■ **What to work on**: Your job is to return the lines between the line holding "Write a web" and the line holding "const navy = '#00148f';", inclusive, exactly and with no pictures.

■ **Supplied entries**:
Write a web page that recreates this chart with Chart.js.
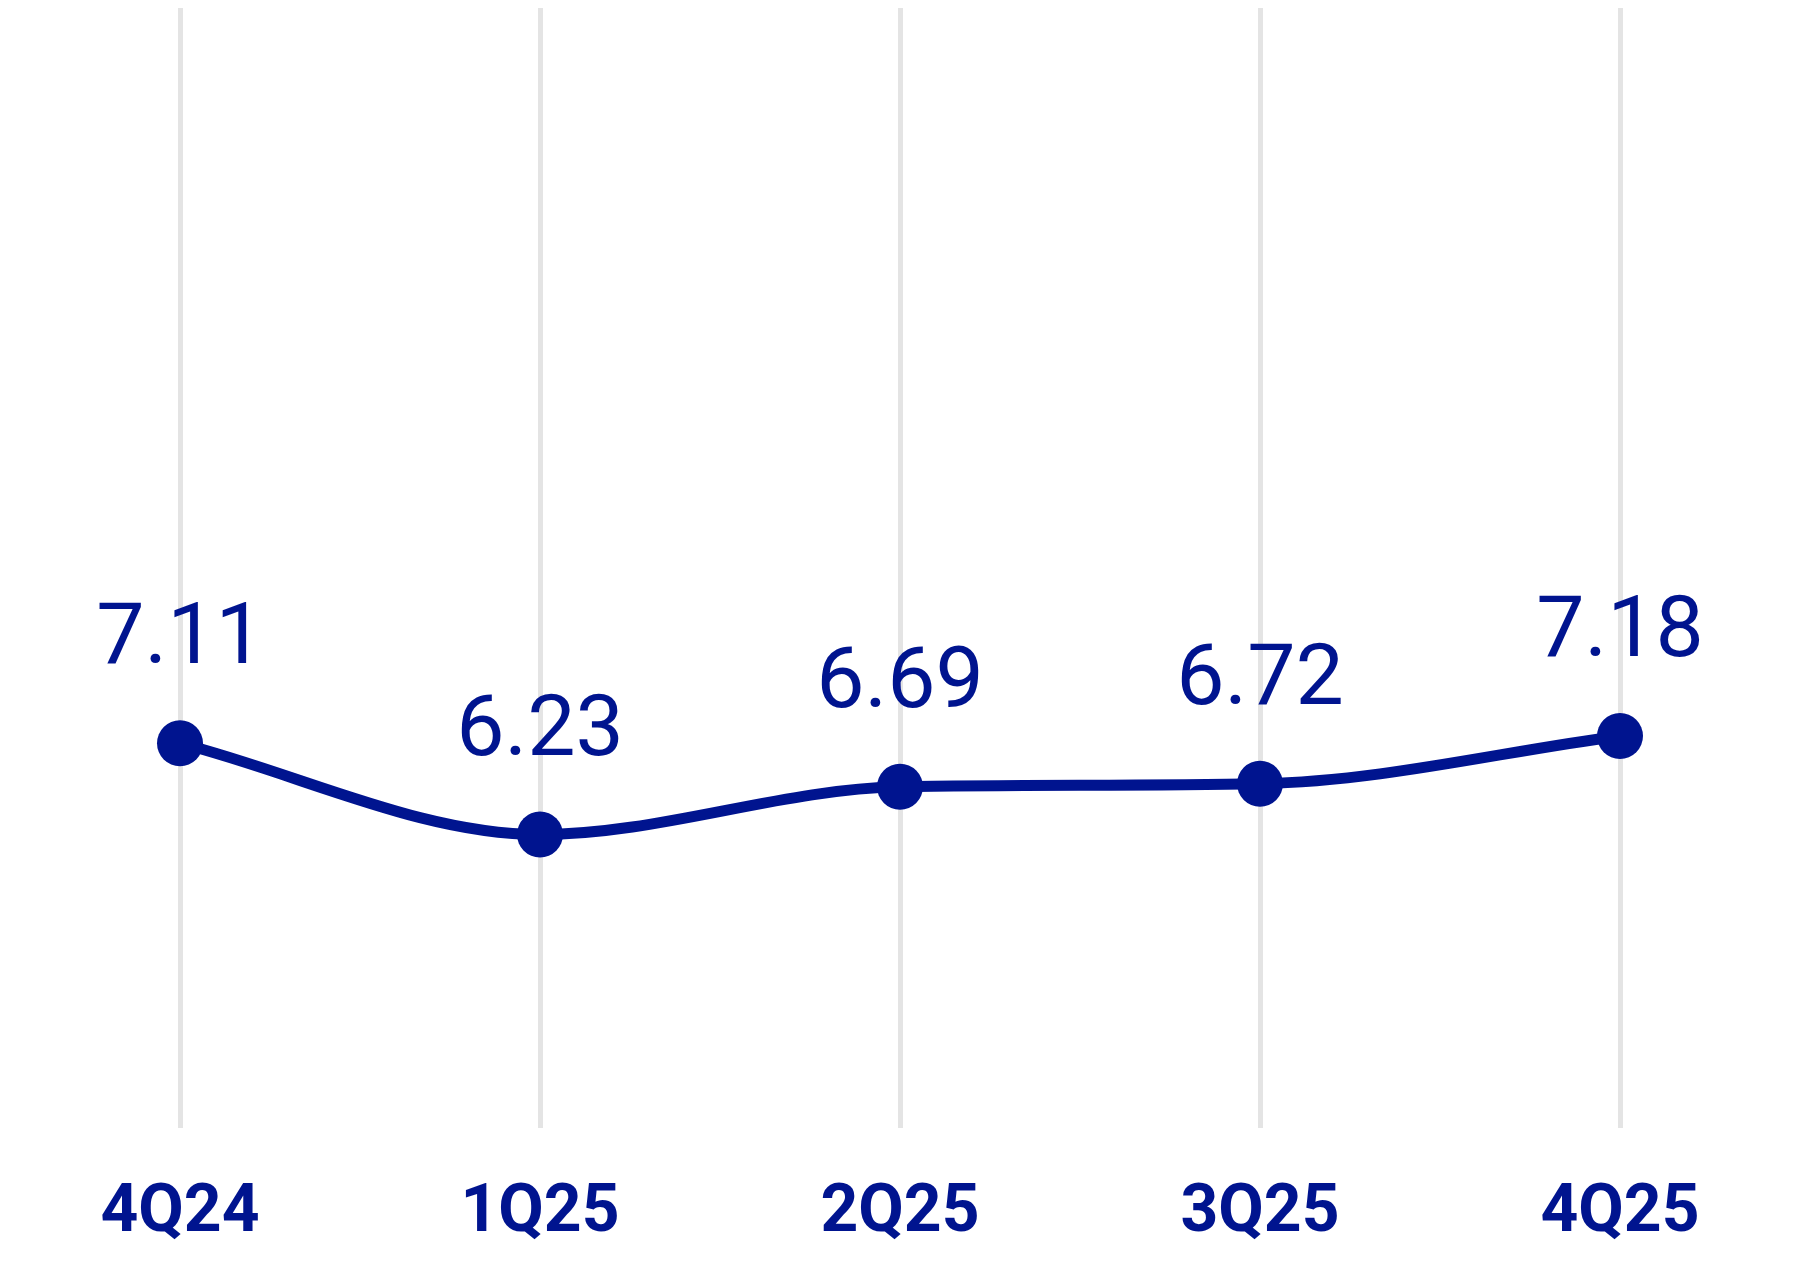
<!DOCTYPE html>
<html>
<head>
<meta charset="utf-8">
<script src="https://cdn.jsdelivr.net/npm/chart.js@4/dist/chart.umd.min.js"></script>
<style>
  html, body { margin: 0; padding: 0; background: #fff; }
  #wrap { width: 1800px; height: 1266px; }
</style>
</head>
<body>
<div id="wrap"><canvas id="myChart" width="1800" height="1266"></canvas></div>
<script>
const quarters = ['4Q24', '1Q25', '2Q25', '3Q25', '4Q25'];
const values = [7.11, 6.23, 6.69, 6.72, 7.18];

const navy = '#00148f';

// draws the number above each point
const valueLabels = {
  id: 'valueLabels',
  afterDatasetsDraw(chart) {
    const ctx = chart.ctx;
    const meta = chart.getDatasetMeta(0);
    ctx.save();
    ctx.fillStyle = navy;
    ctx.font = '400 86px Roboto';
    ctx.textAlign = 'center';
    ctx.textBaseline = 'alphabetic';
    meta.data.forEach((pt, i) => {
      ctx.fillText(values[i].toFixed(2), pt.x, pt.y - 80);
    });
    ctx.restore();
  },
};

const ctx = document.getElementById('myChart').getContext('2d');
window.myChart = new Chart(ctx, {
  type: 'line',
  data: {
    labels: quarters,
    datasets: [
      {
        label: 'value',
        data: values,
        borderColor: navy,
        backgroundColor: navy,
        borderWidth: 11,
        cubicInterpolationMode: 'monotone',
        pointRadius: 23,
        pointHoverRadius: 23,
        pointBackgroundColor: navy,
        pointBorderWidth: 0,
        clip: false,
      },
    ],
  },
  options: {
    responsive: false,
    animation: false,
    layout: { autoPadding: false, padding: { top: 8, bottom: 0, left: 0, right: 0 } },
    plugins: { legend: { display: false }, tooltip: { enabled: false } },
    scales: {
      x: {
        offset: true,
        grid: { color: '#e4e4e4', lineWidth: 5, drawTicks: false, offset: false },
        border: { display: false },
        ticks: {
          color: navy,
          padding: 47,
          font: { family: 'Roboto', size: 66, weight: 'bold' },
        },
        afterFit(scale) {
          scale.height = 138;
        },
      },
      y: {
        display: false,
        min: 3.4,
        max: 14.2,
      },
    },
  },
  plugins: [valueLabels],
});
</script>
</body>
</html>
* * *
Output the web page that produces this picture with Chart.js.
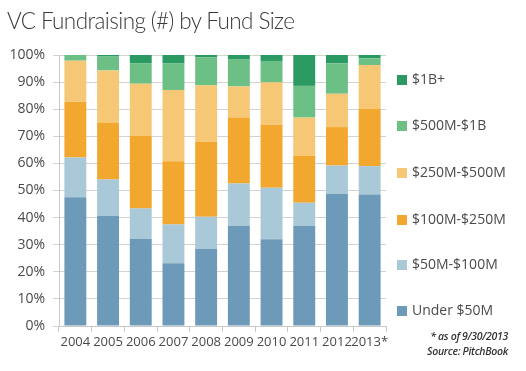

■ **Exercise output**:
Write a web page that recreates this chart with Chart.js.
<!DOCTYPE html>
<html>
<head>
<meta charset="utf-8">
<script src="https://cdn.jsdelivr.net/npm/chart.js@4/dist/chart.umd.min.js"></script>
<style>
  html, body { margin: 0; padding: 0; background: #fff; }
  #wrap { width: 1800px; height: 1266px; }
</style>
</head>
<body>
<div id="wrap"><canvas id="myChart" width="1800" height="1266"></canvas></div>
<script>
const quarters = ['4Q24', '1Q25', '2Q25', '3Q25', '4Q25'];
const values = [7.11, 6.23, 6.69, 6.72, 7.18];

const navy = '#00148f';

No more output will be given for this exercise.